We all experience triggers of various kinds. Triggers can be positive and negative. Those triggers which precipitate a meltdown are when you have reached the peak of endurance or frustration and it signals the nervous system to topple into the next phase of the meltdown. That peak or crest of the wave of the meltdown is that moment when you can slide off the wave or have to surf it (for those experiencing the meltdown). Most don’t believe you have that brief moment of choice. For children who do not have the life experience and self monitoring practices in place may not be aware of it, but there is a moment. Beyond that moment when you start to surf the wave you just have to ride it out.

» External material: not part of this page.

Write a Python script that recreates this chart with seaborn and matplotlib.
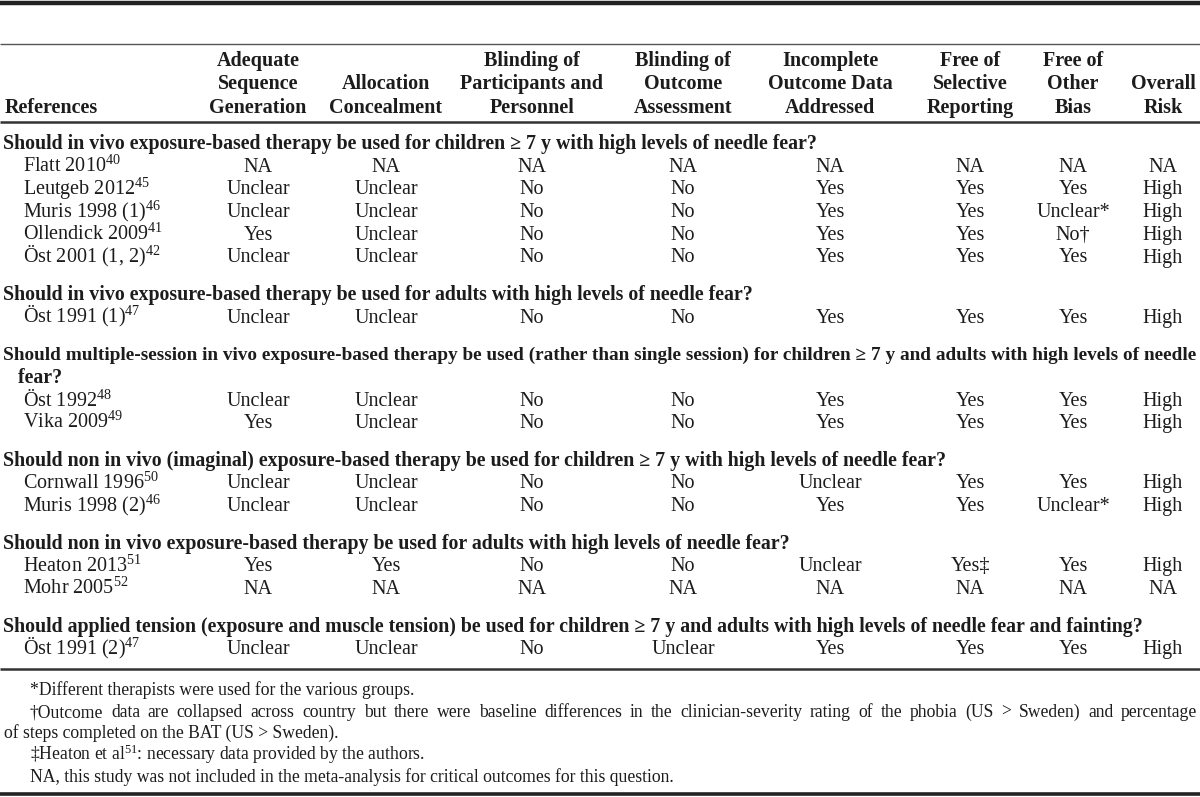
import matplotlib
matplotlib.use("Agg")
import matplotlib.pyplot as plt
import seaborn as sns

# table content
columns = ["References",
           "Adequate\nSequence\nGeneration",
           "Allocation\nConcealment",
           "Blinding of\nParticipants and\nPersonnel",
           "Blinding of\nOutcome\nAssessment",
           "Incomplete\nOutcome Data\nAddressed",
           "Free of\nSelective\nReporting",
           "Free of\nOther\nBias",
           "Overall\nRisk"]

questions = [
    "Should in vivo exposure-based therapy be used for children \u2265 7 y with high levels of needle fear?",
    "Should in vivo exposure-based therapy be used for adults with high levels of needle fear?",
    "Should multiple-session in vivo exposure-based therapy be used (rather than single session) for children \u2265 7 y and adults with high levels of needle\n   fear?",
    "Should non in vivo (imaginal) exposure-based therapy be used for children \u2265 7 y with high levels of needle fear?",
    "Should non in vivo exposure-based therapy be used for adults with high levels of needle fear?",
    "Should applied tension (exposure and muscle tension) be used for children \u2265 7 y and adults with high levels of needle fear and fainting?",
]

studies = [
    [("Flatt 2010", "40"), ("Leutgeb 2012", "45"), ("Muris 1998 (1)", "46"),
     ("Ollendick 2009", "41"), ("Öst 2001 (1, 2)", "42")],
    [("Öst 1991 (1)", "47")],
    [("Öst 1992", "48"), ("Vika 2009", "49")],
    [("Cornwall 1996", "50"), ("Muris 1998 (2)", "46")],
    [("Heaton 2013", "51"), ("Mohr 2005", "52")],
    [("Öst 1991 (2)", "47")],
]

ratings = [
    [["NA", "NA", "NA", "NA", "NA", "NA", "NA", "NA"],
     ["Unclear", "Unclear", "No", "No", "Yes", "Yes", "Yes", "High"],
     ["Unclear", "Unclear", "No", "No", "Yes", "Yes", "Unclear*", "High"],
     ["Yes", "Unclear", "No", "No", "Yes", "Yes", "No†", "High"],
     ["Unclear", "Unclear", "No", "No", "Yes", "Yes", "Yes", "High"]],
    [["Unclear", "Unclear", "No", "No", "Yes", "Yes", "Yes", "High"]],
    [["Unclear", "Unclear", "No", "No", "Yes", "Yes", "Yes", "High"],
     ["Yes", "Unclear", "No", "No", "Yes", "Yes", "Yes", "High"]],
    [["Unclear", "Unclear", "No", "No", "Unclear", "Yes", "Yes", "High"],
     ["Unclear", "Unclear", "No", "No", "Yes", "Yes", "Unclear*", "High"]],
    [["Yes", "Yes", "No", "No", "Unclear", "Yes‡", "Yes", "High"],
     ["NA", "NA", "NA", "NA", "NA", "NA", "NA", "NA"]],
    [["Unclear", "Unclear", "No", "Unclear", "Yes", "Yes", "Yes", "High"]],
]

footnotes = [
    "*Different therapists were used for the various groups.",
    "†Outcome data are collapsed across country but there were baseline differences in the clinician-severity rating of the phobia (US > Sweden) and percentage",
    "of steps completed on the BAT (US > Sweden).",
    "‡Heaton et al$^{\\mathrm{51}}$: necessary data provided by the authors.",
    "NA, this study was not included in the meta-analysis for critical outcomes for this question.",
]

sns.set_theme(style="white")
plt.rcParams["font.family"] = ["Liberation Serif", "DejaVu Serif"]
plt.rcParams["mathtext.fontset"] = "custom"
plt.rcParams["mathtext.rm"] = "Liberation Serif"
plt.rcParams["mathtext.it"] = "Liberation Serif:italic"
plt.rcParams["mathtext.bf"] = "Liberation Serif:bold"

ink = "#1c1c1c"
col_x = [5, 258, 386, 532, 683, 830, 970, 1073, 1163]
fs = 14.5
q_fs = 14.35
fn_fs = 12.7

fig = plt.figure(figsize=(12, 7.97), dpi=100)
ax = fig.add_axes([0, 0, 1, 1])
ax.set_xlim(0, 1200)
ax.set_ylim(797, 0)
ax.axis("off")
renderer = fig.canvas.get_renderer()
inv = ax.transData.inverted()


def text_width(t):
    bb = t.get_window_extent(renderer)
    return inv.transform((bb.x1, bb.y0))[0] - inv.transform((bb.x0, bb.y0))[0]


# rules
ax.hlines(3, 0, 1200, color="#222222", lw=3.2)
ax.hlines(44, 0, 1200, color="#555555", lw=1.0)
ax.hlines(122, 0, 1200, color="#333333", lw=1.8)
ax.hlines(669, 0, 1200, color="#333333", lw=1.8)
ax.hlines(794, 0, 1200, color="#222222", lw=2.6)

# header
head_base = [66, 89, 113]
for j, name in enumerate(columns):
    lines = name.split("\n")
    for k, ln in enumerate(lines):
        y = head_base[3 - len(lines) + k]
        ax.text(col_x[j], y, ln, ha="left" if j == 0 else "center", va="baseline",
                fontsize=fs, fontweight="bold", color=ink)

# body
step = 22.7
y = 149
for g, q in enumerate(questions):
    for ln in q.split("\n"):
        t = ax.text(3, y, ln, ha="left", va="baseline", fontsize=q_fs,
                    fontweight="bold", color=ink)
        w = text_width(t)
        if w > 1193:
            t.set_fontsize(q_fs * 1193 / w)
        y += step
    for (name, ref), row in zip(studies[g], ratings[g]):
        ax.text(23, y, name + "$^{\\mathrm{" + ref + "}}$", ha="left", va="baseline",
                fontsize=fs, color=ink)
        for j, val in enumerate(row):
            ax.text(col_x[j + 1], y, val, ha="center", va="baseline",
                    fontsize=fs, color=ink)
        y += step
    y += 37.5 - step

# footnotes (second one is justified to the full width)
fy = [695, 717, 738, 760, 782]
fx = [30, 30, 4, 30, 30]
for i, (t, yy, xx) in enumerate(zip(footnotes, fy, fx)):
    if i != 1:
        ax.text(xx, yy, t, ha="left", va="baseline", fontsize=fn_fs, color=ink)
        continue
    words = t.split(" ")
    arts = [ax.text(0, yy, w, ha="left", va="baseline", fontsize=fn_fs, color=ink)
            for w in words]
    widths = [text_width(a) for a in arts]
    gap = (1197 - xx - sum(widths)) / (len(words) - 1)
    pos = xx
    for a, w in zip(arts, widths):
        a.set_x(pos)
        pos += w + gap

fig.savefig("out.png", dpi=100)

For children, the triggers are primarily from the senses. They are perceiving and receiving energies of all kinds, indiscriminate, unchallenged, intense and uncontrolled.Their young and small bodies soon “fill up” to where they overflow with at emotion of some kind. I will use gender to distinguish some differences which may exist but this is from a historic perspective. History has shown us that generally more males are diagnosed with Autism and/or ADHD which means they may be more susceptible to meltdowns which express more physically and sometimes violently.
Females are being diagnosed more now, but their behaviours can be different. Females “mask” more. In other words, they become adept at changing to suit the environment and the norms within the environment. Girls may ended up in tears or retreat to silence. Sometimes there can be tears and then anger, and sometimes the other way around – anger and then tears.
For young lives, while the major of triggers are sensory, or situational, there can be other forms of triggers. I wrote about them in my book “The 8 Stages of a Meltdown”. These are triggers based on a memory, a flashback – for me it could have been a movie I saw which gave me nightmares, the theme music from Dr Who that takes me back to my childhood and those Darleks which scared me. I’d run and hide under the covers of my bed.
So not all meltdowns are triggered by sensory overload.
Some are just a frustration or inability to communicate.
Be aware of your child’s triggers and make others, particularly at school, caregivers or other parents, aware of what your child’s triggers are.